Today I placed "Lady Gaga the Bird's Nest Fern" (Yes that's the fern's name, because I can't stop staring and I don't know why) in her new home at my mom's Balinese courtyard garden! To the left is the new Vriesea Corcovadesis mounted on an old hibiscus stump, and this clumping bromeliad should prove to be just as hardy as the Japanese bird's nest fern.
This corner is starting to fill in rather nicely! The hardy bamboo palm and lady palm only reinforce the asian theme, and when they get taller and fuller I'll prune out the lower trunks to make a secondary canopy. Speaking of palms, I just found out that some of my everglades palm trunks are still alive and there are new suckers popping up from my chamaedorea cataractums in the swamp!
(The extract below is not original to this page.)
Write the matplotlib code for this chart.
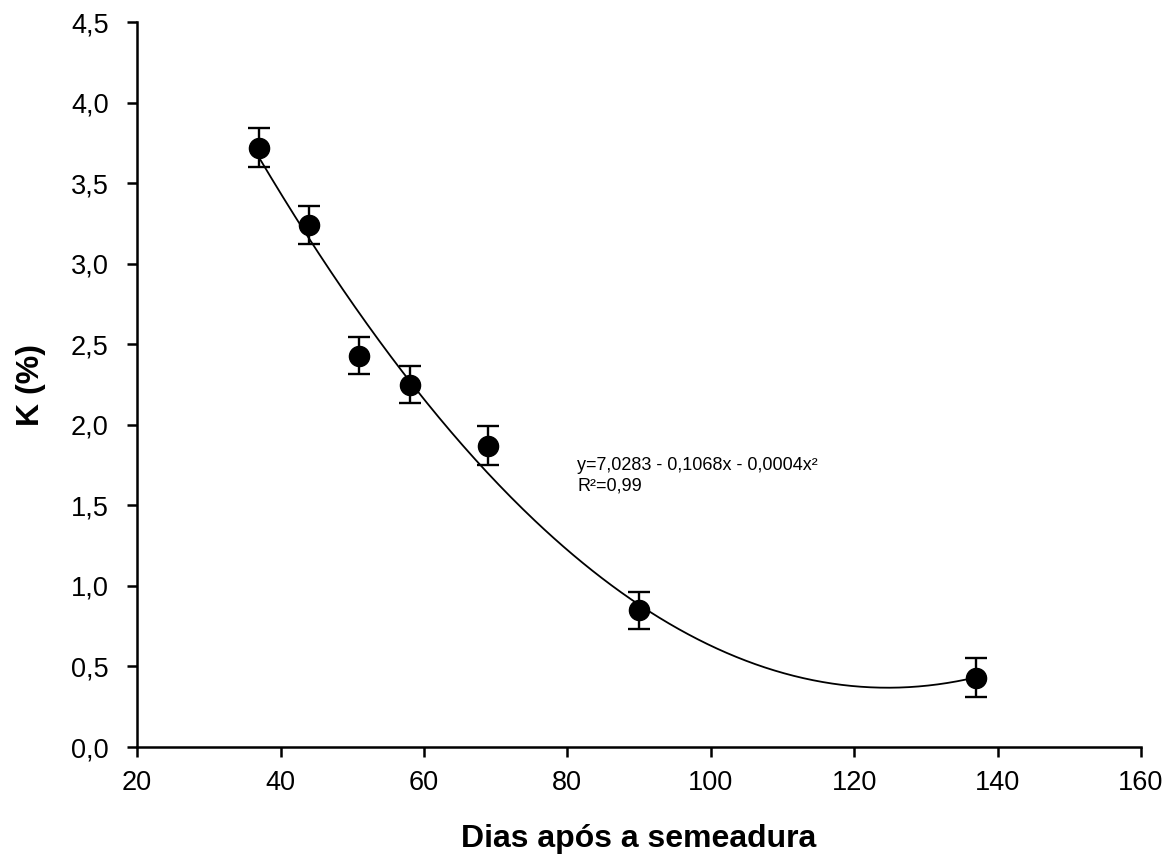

I never thought that one would make it, but I'm pretty impressed.
Below is a view of a vriesea philippo-coburgii, vriesea fosteriana, neoregelias and a new frond from a polypodium aureum "blue crisp" fern. I'll eventually put this powder blue fern at the base of the lady palms so they can climb, popping out against the dark leaves.
Here's another shot of "Lady Gaga" taking up the spotlight, with chamaedorea microspadix in the foreground.
Yes, my vriesea "inferno" is still blooming, after six months. I wonder how long it will take for its pups to reach blooming size again...
Below is a shot of the new loquat tree, just to the right of the gawdawful crape myrtle stump. To those of you just tuning in, I have to remove this tree since the landscapers keep hacking it down and ruining its form... long story. Anyways, I'm thinking of a screening shrub or tree to go roughly where the crape myrtle is, possibly a fruiting one like another pineapple guava. Does anyone have any suggestions for a fairly hardy tropical fruit tree that can take freezes to 25 degrees? If not I could always plant something else, as long as its evergreen. Thanks!